▶ **Source excerpt**:
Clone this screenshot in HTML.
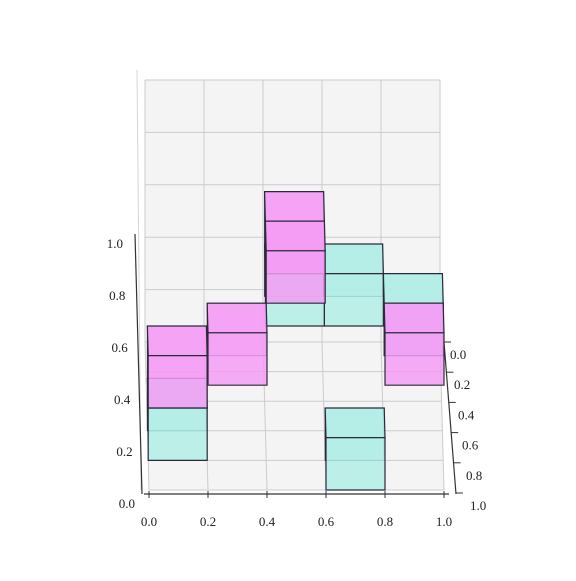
<!DOCTYPE html>
<html><head><meta charset="utf-8"><style>
html,body{margin:0;padding:0;background:#fff;}
svg text{font-family:"Liberation Serif",serif;font-size:13px;fill:#222;}
</style></head><body>
<svg id="chart" width="576" height="576" viewBox="0 0 576 576" xmlns="http://www.w3.org/2000/svg">
<g id="grid"></g>
<g id="boxes"></g>
<g id="axes"></g>
</svg>
<script>
const voxX = [0.0, 0.0, 0.2, 0.4, 0.4, 0.4, 0.6, 0.6, 0.8, 0.8];
const voxY = [0.6, 0.6, 0.8, 0.4, 0.6, 0.4, 0.4, 0.8, 0.6, 0.8];
const voxZ = [0.0, 0.2, 0.4, 0.4, 0.6, 0.6, 0.4, 0.0, 0.4, 0.4];
const voxSeries = ["cyan","magenta","magenta","cyan","magenta","magenta","cyan","cyan","cyan","magenta"];
const xTicks = ["0.0","0.2","0.4","0.6","0.8","1.0"];
const yTicks = ["0.0","0.2","0.4","0.6","0.8","1.0"];
const zTicks = ["0.0","0.2","0.4","0.6","0.8","1.0"];
const SZ = 0.2;

const NS = "http://www.w3.org/2000/svg";
function sx(X,Y,Z){ return 145 + X*295 + Y*4; }
function sy(X,Y,Z){ return 342 + Y*148 - Z*262; }
function pt(X,Y,Z){ return sx(X,Y,Z).toFixed(1)+","+sy(X,Y,Z).toFixed(1); }
function mk(tag, attrs, parent){ const e=document.createElementNS(NS,tag); for(const k in attrs) e.setAttribute(k,attrs[k]); parent.appendChild(e); return e; }

const grid = document.getElementById('grid');
const vals = [0,0.2,0.4,0.6,0.8,1.0];
const pane1 = mk('polygon',{points:[pt(0,0,0),pt(1,0,0),pt(1,0,1),pt(0,0,1)].join(' '),fill:'#f4f4f4'},grid);


const pane2 = mk('polygon',{points:[pt(0,0,0),pt(1,0,0),pt(1,1,0),pt(0,1,0)].join(' '),fill:'#f4f4f4'},grid);


vals.forEach((v,i)=>{
  const l1 = mk('line',{x1:sx(v,0,0),y1:sy(v,0,0),x2:sx(v,1,0),y2:sy(v,1,0),stroke:'#cbcbd0','stroke-width':1},grid);
  
  
  const l2 = mk('line',{x1:sx(0,v,0),y1:sy(0,v,0),x2:sx(1,v,0),y2:sy(1,v,0),stroke:'#cbcbd0','stroke-width':1},grid);
  
  
  const l3 = mk('line',{x1:sx(v,0,0),y1:sy(v,0,0),x2:sx(v,0,1),y2:sy(v,0,1),stroke:'#cbcbd0','stroke-width':1},grid);
  
  
  const l4 = mk('line',{x1:sx(0,0,v),y1:sy(0,0,v),x2:sx(1,0,v),y2:sy(1,0,v),stroke:'#cbcbd0','stroke-width':1},grid);
  
  
});
const lw = mk('line',{x1:sx(0,1,0)-8,y1:sy(0,1,0),x2:sx(0,0,1)-8,y2:sy(0,0,1)-10,stroke:'#d6d6da','stroke-width':1},grid);



const fills = {cyan:'#b0ede5', magenta:'#f59cf5'};
const order = voxX.map((_,i)=>i).sort((a,b)=>(voxY[a]+voxZ[a])-(voxY[b]+voxZ[b]));
const boxes = document.getElementById('boxes');
order.forEach(i=>{
  const x=voxX[i], y=voxY[i], z=voxZ[i], f=fills[voxSeries[i]];
  const g = mk('g',{},boxes);
  
  
  const back = mk('polygon',{points:[pt(x,y,z),pt(x+SZ,y,z),pt(x+SZ,y,z+SZ),pt(x,y,z+SZ)].join(' '),fill:f,'fill-opacity':0.5,stroke:'#2a2a3a','stroke-width':1},g);
  
  
  const top = mk('polygon',{points:[pt(x,y,z+SZ),pt(x+SZ,y,z+SZ),pt(x+SZ,y+SZ,z+SZ),pt(x,y+SZ,z+SZ)].join(' '),fill:f,'fill-opacity':0.85,stroke:'#2a2a3a','stroke-width':1.2},g);
  
  
  const front = mk('polygon',{points:[pt(x,y+SZ,z),pt(x+SZ,y+SZ,z),pt(x+SZ,y+SZ,z+SZ),pt(x,y+SZ,z+SZ)].join(' '),fill:f,'fill-opacity':0.85,stroke:'#2a2a3a','stroke-width':1.2},g);
  
  
});

const axes = document.getElementById('axes');
const xa = mk('line',{x1:sx(0,1,0)-5,y1:sy(0,1,0)+4,x2:sx(1,1,0)+5,y2:sy(1,1,0)+4,stroke:'#333','stroke-width':1.2},axes);


xTicks.forEach((t,i)=>{
  const v=vals[i];
  const tk = mk('line',{x1:sx(v,1,0),y1:sy(v,1,0)+1,x2:sx(v,1,0),y2:sy(v,1,0)+8,stroke:'#333'},axes);
  
  
  const tx = mk('text',{x:sx(v,1,0),y:sy(v,1,0)+36,'text-anchor':'middle'},axes);
  tx.textContent=t;
  
  
});
const ya = mk('line',{x1:sx(1,0,0)+4,y1:sy(1,0,0),x2:sx(1,1,0)+12,y2:sy(1,1,0)+4,stroke:'#333','stroke-width':1.2},axes);


yTicks.forEach((t,i)=>{
  const v=vals[i];
  const tk = mk('line',{x1:sx(1,v,0)+4+v*8,y1:sy(1,v,0)+v*3,x2:sx(1,v,0)+11+v*8,y2:sy(1,v,0)+v*3,stroke:'#333'},axes);
  
  
  const tx = mk('text',{x:sx(1,v,0)+10+v*16,y:sy(1,v,0)+17+v*3},axes);
  tx.textContent=t;
  
  
});
const za = mk('line',{x1:sx(0,1,0)-7,y1:sy(0,1,0)+4,x2:sx(0,1,0)-14,y2:sy(0,1,1)+6,stroke:'#333','stroke-width':1.2},axes);


zTicks.forEach((t,i)=>{
  const v=vals[i];
  const tx = mk('text',{x:sx(0,1,0)-14-v*12,y:sy(0,1,v)+18+v*2,'text-anchor':'end'},axes);
  tx.textContent=t;
  
  
});
</script>
</body></html>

▶ **Your objective**: Write the lines above out again exactly, without any of their pictures.

▶ **Exercise solution**:
Clone this screenshot in HTML.
<!DOCTYPE html>
<html><head><meta charset="utf-8"><style>
html,body{margin:0;padding:0;background:#fff;}
svg text{font-family:"Liberation Serif",serif;font-size:13px;fill:#222;}
</style></head><body>
<svg id="chart" width="576" height="576" viewBox="0 0 576 576" xmlns="http://www.w3.org/2000/svg">
<g id="grid"></g>
<g id="boxes"></g>
<g id="axes"></g>
</svg>
<script>
const voxX = [0.0, 0.0, 0.2, 0.4, 0.4, 0.4, 0.6, 0.6, 0.8, 0.8];
const voxY = [0.6, 0.6, 0.8, 0.4, 0.6, 0.4, 0.4, 0.8, 0.6, 0.8];
const voxZ = [0.0, 0.2, 0.4, 0.4, 0.6, 0.6, 0.4, 0.0, 0.4, 0.4];
const voxSeries = ["cyan","magenta","magenta","cyan","magenta","magenta","cyan","cyan","cyan","magenta"];
const xTicks = ["0.0","0.2","0.4","0.6","0.8","1.0"];
const yTicks = ["0.0","0.2","0.4","0.6","0.8","1.0"];
const zTicks = ["0.0","0.2","0.4","0.6","0.8","1.0"];
const SZ = 0.2;

const NS = "http://www.w3.org/2000/svg";
function sx(X,Y,Z){ return 145 + X*295 + Y*4; }
function sy(X,Y,Z){ return 342 + Y*148 - Z*262; }
function pt(X,Y,Z){ return sx(X,Y,Z).toFixed(1)+","+sy(X,Y,Z).toFixed(1); }
function mk(tag, attrs, parent){ const e=document.createElementNS(NS,tag); for(const k in attrs) e.setAttribute(k,attrs[k]); parent.appendChild(e); return e; }

const grid = document.getElementById('grid');
const vals = [0,0.2,0.4,0.6,0.8,1.0];
const pane1 = mk('polygon',{points:[pt(0,0,0),pt(1,0,0),pt(1,0,1),pt(0,0,1)].join(' '),fill:'#f4f4f4'},grid);


const pane2 = mk('polygon',{points:[pt(0,0,0),pt(1,0,0),pt(1,1,0),pt(0,1,0)].join(' '),fill:'#f4f4f4'},grid);


vals.forEach((v,i)=>{
  const l1 = mk('line',{x1:sx(v,0,0),y1:sy(v,0,0),x2:sx(v,1,0),y2:sy(v,1,0),stroke:'#cbcbd0','stroke-width':1},grid);
  
  
  const l2 = mk('line',{x1:sx(0,v,0),y1:sy(0,v,0),x2:sx(1,v,0),y2:sy(1,v,0),stroke:'#cbcbd0','stroke-width':1},grid);
  
  
  const l3 = mk('line',{x1:sx(v,0,0),y1:sy(v,0,0),x2:sx(v,0,1),y2:sy(v,0,1),stroke:'#cbcbd0','stroke-width':1},grid);
  
  
  const l4 = mk('line',{x1:sx(0,0,v),y1:sy(0,0,v),x2:sx(1,0,v),y2:sy(1,0,v),stroke:'#cbcbd0','stroke-width':1},grid);
  
  
});
const lw = mk('line',{x1:sx(0,1,0)-8,y1:sy(0,1,0),x2:sx(0,0,1)-8,y2:sy(0,0,1)-10,stroke:'#d6d6da','stroke-width':1},grid);



const fills = {cyan:'#b0ede5', magenta:'#f59cf5'};
const order = voxX.map((_,i)=>i).sort((a,b)=>(voxY[a]+voxZ[a])-(voxY[b]+voxZ[b]));
const boxes = document.getElementById('boxes');
order.forEach(i=>{
  const x=voxX[i], y=voxY[i], z=voxZ[i], f=fills[voxSeries[i]];
  const g = mk('g',{},boxes);
  
  
  const back = mk('polygon',{points:[pt(x,y,z),pt(x+SZ,y,z),pt(x+SZ,y,z+SZ),pt(x,y,z+SZ)].join(' '),fill:f,'fill-opacity':0.5,stroke:'#2a2a3a','stroke-width':1},g);
  
  
  const top = mk('polygon',{points:[pt(x,y,z+SZ),pt(x+SZ,y,z+SZ),pt(x+SZ,y+SZ,z+SZ),pt(x,y+SZ,z+SZ)].join(' '),fill:f,'fill-opacity':0.85,stroke:'#2a2a3a','stroke-width':1.2},g);
  
  
  const front = mk('polygon',{points:[pt(x,y+SZ,z),pt(x+SZ,y+SZ,z),pt(x+SZ,y+SZ,z+SZ),pt(x,y+SZ,z+SZ)].join(' '),fill:f,'fill-opacity':0.85,stroke:'#2a2a3a','stroke-width':1.2},g);
  
  
});

const axes = document.getElementById('axes');
const xa = mk('line',{x1:sx(0,1,0)-5,y1:sy(0,1,0)+4,x2:sx(1,1,0)+5,y2:sy(1,1,0)+4,stroke:'#333','stroke-width':1.2},axes);


xTicks.forEach((t,i)=>{
  const v=vals[i];
  const tk = mk('line',{x1:sx(v,1,0),y1:sy(v,1,0)+1,x2:sx(v,1,0),y2:sy(v,1,0)+8,stroke:'#333'},axes);
  
  
  const tx = mk('text',{x:sx(v,1,0),y:sy(v,1,0)+36,'text-anchor':'middle'},axes);
  tx.textContent=t;
  
  
});
const ya = mk('line',{x1:sx(1,0,0)+4,y1:sy(1,0,0),x2:sx(1,1,0)+12,y2:sy(1,1,0)+4,stroke:'#333','stroke-width':1.2},axes);


yTicks.forEach((t,i)=>{
  const v=vals[i];
  const tk = mk('line',{x1:sx(1,v,0)+4+v*8,y1:sy(1,v,0)+v*3,x2:sx(1,v,0)+11+v*8,y2:sy(1,v,0)+v*3,stroke:'#333'},axes);
  
  
  const tx = mk('text',{x:sx(1,v,0)+10+v*16,y:sy(1,v,0)+17+v*3},axes);
  tx.textContent=t;
  
  
});
const za = mk('line',{x1:sx(0,1,0)-7,y1:sy(0,1,0)+4,x2:sx(0,1,0)-14,y2:sy(0,1,1)+6,stroke:'#333','stroke-width':1.2},axes);


zTicks.forEach((t,i)=>{
  const v=vals[i];
  const tx = mk('text',{x:sx(0,1,0)-14-v*12,y:sy(0,1,v)+18+v*2,'text-anchor':'end'},axes);
  tx.textContent=t;
  
  
});
</script>
</body></html>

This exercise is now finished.